If the catalog is being slow I usually make a joke about the hamsters being tired.
I'm usually too terrified to make an attempt at humor.
"computers are not a spectator sport..."
Don't be afraid of the E-reader. I mean, even Sarah Palin can use a digital reader. And even if her speech is terrible, at least it has a good index.
I teach a lot of classes to the social welfare department. When talking to them about critically reading resarch, I tell them they have to use their "social work super powers", ie, the subject skills and knowledge they've learned in their program to assess the content of a reseach article.
I always ask my undergrad audience (often /usually freshmen) if anyone has a favorite database. When no one does I usually go for the laugh with "huh, must be a librarian thing" rarely does anyone laugh.
And here in the library catalog, if the book has been recently published, we see a picture of the cover of the book. But we don't judge. . . .
On my standard library tour, I usually say, "And this is the Periodicals Room. Periodicals are things that are published..." (And here I pause while I pretend to think, complete with dramatic chin-rubbing) "... periodically." I get a few giggles, thus reinforcing my use of this terrible, terrible joke.
I use this more when talking about what I do for a living than when I'm teaching but I still love it.
Q. How many librarians does it take to screw in a light bulb?
A. We don't know but we can find out!
It gets laughs at nerdy house parties.
When sharing the library hours I would always note that we close early on Friday because "librarians have exciting lives to lead."
I also would this example for freshmen to demonstrate why magazines may not be the best idea:
A student looking up information for a psychology paper on libido finds articles from magazines such as Cosmo.
The few students who would actually know what "libido" means would either blush at the naughty librarian's joke or giggle. I was always amazed at how many kids didn't even know the word. Once I asked if they understood the word. Then I shouted "SEX DRIVE!" at them.
I tell them not to worry about asking stupid questions because I already heard them all from that guy/girl before them.
"Lose this book and I'll kill you."
On a tour of the library:
"And this is where we keep our books when we're not reading them."
*cricket, cricket*
*tumbleweed*
When the computer is slow I say "And this is why we don't wait until the last minute to do our research!"
When teaching grad students who are preparing to do in depth research, I advise them not to limit to full text. I tell them that's just for Freshmen who wait until the night before their paper is due.
Once I asked for a topic to do a search for a demonstration. One student suggested teen pregnancy. After discussing truncation and alternative search terms, I asked how we could narrow down the search. No response. So I started suggesting things such as looking at the causes of teen pregnancy. After I realized what I said, I continued "Well we know what causes it . . . " That got a few laughs.
I've used a video clip from The Daily Show in the past but most of the students have never seen the show. I thought it was popular among young people, but apparently that was back when I was a young person.

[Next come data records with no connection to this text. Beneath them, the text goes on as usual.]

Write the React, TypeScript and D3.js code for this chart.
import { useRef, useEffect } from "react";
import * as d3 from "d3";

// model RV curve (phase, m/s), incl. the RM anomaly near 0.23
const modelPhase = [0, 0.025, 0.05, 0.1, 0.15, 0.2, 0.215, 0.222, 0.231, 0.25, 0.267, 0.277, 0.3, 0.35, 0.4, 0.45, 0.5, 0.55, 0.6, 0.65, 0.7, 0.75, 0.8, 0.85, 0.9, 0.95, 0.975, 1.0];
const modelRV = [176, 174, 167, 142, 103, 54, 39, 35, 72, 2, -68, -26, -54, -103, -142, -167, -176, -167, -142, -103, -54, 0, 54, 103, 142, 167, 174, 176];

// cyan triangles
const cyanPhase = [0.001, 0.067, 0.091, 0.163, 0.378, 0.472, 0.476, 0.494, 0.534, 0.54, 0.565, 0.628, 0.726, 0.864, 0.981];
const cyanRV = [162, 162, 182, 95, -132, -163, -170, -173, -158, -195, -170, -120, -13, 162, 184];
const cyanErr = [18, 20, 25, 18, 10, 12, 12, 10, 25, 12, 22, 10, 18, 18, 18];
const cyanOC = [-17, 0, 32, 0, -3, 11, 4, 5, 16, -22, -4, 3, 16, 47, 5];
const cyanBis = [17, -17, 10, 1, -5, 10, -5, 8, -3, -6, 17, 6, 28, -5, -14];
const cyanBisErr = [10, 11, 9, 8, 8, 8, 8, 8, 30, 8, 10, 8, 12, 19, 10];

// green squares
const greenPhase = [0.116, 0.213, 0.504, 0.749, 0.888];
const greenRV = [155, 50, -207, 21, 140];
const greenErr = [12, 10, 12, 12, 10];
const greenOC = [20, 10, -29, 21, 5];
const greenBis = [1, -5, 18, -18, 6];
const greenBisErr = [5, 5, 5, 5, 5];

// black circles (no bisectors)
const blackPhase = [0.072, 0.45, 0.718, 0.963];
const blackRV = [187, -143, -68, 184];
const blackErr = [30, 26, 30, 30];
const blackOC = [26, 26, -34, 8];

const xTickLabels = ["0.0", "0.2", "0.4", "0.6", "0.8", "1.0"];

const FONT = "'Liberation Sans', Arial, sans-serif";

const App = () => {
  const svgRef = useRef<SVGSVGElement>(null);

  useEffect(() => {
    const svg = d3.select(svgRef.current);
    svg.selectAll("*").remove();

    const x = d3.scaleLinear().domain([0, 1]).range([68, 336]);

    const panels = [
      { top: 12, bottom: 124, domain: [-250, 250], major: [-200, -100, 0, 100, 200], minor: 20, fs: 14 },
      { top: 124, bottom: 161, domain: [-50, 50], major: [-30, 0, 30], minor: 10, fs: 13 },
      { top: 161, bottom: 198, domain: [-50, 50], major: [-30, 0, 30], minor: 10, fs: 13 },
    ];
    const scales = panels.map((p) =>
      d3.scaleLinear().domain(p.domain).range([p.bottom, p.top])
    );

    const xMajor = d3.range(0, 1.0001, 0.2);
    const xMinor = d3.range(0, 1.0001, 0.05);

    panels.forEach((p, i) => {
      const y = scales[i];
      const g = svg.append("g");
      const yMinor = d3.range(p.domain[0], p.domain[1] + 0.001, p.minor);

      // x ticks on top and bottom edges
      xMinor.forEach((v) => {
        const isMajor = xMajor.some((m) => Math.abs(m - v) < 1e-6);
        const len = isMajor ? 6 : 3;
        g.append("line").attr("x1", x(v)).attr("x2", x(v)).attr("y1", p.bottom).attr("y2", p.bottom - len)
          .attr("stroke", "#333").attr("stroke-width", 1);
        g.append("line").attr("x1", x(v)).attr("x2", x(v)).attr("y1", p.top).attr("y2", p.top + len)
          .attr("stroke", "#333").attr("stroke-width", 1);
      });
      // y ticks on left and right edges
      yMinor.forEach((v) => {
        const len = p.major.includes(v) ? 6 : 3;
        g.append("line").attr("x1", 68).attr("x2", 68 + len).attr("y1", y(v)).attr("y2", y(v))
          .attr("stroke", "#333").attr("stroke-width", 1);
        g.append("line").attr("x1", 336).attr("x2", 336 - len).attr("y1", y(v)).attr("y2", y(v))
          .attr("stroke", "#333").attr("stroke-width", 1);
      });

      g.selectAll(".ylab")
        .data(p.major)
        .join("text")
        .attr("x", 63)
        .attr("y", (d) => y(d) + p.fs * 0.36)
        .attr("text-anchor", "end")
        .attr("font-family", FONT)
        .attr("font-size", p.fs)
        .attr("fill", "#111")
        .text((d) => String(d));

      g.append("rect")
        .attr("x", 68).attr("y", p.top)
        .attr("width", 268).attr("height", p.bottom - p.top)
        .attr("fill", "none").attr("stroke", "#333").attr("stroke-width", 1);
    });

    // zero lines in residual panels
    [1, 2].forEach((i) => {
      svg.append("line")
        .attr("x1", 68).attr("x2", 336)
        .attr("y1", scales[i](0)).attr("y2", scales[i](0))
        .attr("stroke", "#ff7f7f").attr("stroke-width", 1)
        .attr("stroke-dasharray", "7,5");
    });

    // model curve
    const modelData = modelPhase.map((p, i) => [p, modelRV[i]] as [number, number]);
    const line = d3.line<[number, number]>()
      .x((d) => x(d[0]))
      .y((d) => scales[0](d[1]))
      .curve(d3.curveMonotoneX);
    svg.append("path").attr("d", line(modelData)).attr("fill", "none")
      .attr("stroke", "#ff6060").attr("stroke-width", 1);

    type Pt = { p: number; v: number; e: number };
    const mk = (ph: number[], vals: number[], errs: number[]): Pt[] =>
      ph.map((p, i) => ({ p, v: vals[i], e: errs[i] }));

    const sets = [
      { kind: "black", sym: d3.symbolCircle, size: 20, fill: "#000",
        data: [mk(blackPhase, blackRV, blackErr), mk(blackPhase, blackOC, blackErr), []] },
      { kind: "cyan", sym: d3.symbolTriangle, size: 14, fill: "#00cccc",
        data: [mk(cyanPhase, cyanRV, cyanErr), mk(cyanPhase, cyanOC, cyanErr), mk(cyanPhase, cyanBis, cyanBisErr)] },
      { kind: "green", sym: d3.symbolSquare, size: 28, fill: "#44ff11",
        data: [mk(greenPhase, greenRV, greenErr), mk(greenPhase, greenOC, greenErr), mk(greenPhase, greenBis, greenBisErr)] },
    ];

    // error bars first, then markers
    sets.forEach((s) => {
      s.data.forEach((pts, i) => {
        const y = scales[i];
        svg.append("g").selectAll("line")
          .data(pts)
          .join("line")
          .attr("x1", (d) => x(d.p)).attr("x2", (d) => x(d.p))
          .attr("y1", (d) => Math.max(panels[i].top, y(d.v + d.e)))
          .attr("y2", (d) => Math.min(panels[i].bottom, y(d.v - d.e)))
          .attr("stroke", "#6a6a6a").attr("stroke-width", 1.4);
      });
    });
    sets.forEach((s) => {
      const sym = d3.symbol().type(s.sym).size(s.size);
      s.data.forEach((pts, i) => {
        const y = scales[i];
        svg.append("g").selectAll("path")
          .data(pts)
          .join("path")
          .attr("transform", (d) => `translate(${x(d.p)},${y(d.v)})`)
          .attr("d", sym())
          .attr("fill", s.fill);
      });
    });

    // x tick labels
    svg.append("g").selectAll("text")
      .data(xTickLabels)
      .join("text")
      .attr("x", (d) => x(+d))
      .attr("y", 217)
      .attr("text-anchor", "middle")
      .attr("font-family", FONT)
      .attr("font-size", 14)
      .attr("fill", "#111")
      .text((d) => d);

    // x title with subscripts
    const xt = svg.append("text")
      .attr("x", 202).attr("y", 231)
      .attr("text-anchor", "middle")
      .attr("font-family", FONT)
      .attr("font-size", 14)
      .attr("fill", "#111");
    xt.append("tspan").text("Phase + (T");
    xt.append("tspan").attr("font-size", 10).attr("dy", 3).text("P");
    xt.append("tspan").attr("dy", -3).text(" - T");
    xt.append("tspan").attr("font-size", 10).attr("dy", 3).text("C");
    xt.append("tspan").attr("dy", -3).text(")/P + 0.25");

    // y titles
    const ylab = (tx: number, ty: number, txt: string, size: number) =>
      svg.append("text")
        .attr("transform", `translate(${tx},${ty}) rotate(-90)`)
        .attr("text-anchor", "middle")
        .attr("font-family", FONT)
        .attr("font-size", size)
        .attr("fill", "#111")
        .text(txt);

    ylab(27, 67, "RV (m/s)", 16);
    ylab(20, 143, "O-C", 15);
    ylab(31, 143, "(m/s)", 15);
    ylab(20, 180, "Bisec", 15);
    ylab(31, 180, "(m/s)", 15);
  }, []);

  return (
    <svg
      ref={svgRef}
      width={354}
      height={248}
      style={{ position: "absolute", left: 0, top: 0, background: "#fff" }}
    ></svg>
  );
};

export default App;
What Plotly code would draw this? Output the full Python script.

Showing the compact shelving, I always make a Star Wars joke. We have a locked cage where we put many of our archive boxes--I tell them that we'll throw them in there if they don't pay their fines.
There is a fine line between my schtick and Steve Carell's character on The Office. At least, I hope there is. (I've used that one before, too.)
Many of my librarian collegues do not have a sense of humor. Needless to say, jokes at work are rather rare.
I usually can spot the most annoying student in the class pretty quickly then I put that kid on the spot in a humorous way for most of the class. You know the type of kid that never lets anyone else answer a question or monopolizes the whole class period "having discussions" with the teacher? The one the rest of the kids can't stand because he's a know-it-all tit? Yeah, that kid. I hand him his ass in the most professional way imaginable. Works for me and never fails to garner the rapt attention of the entire class.
We came up one year with an awesome extended joke which we rehearsed carefully so as to get all the words in the right order. In front of two hundred students we said it perfectly.
And got the tumbleweed.
Since then we've stuck to whatever we can come up with on the fly. It still mostly gets tumbleweed but at least we haven't wasted time rehearsing.
I like to use Louis CK's opening line to loosen up the students at the beginning of an instruction session:
"It's great to see you all here today...actually, it's funny to see you all here, because I fucked all your mothers! Isn't that a weird coincidence?"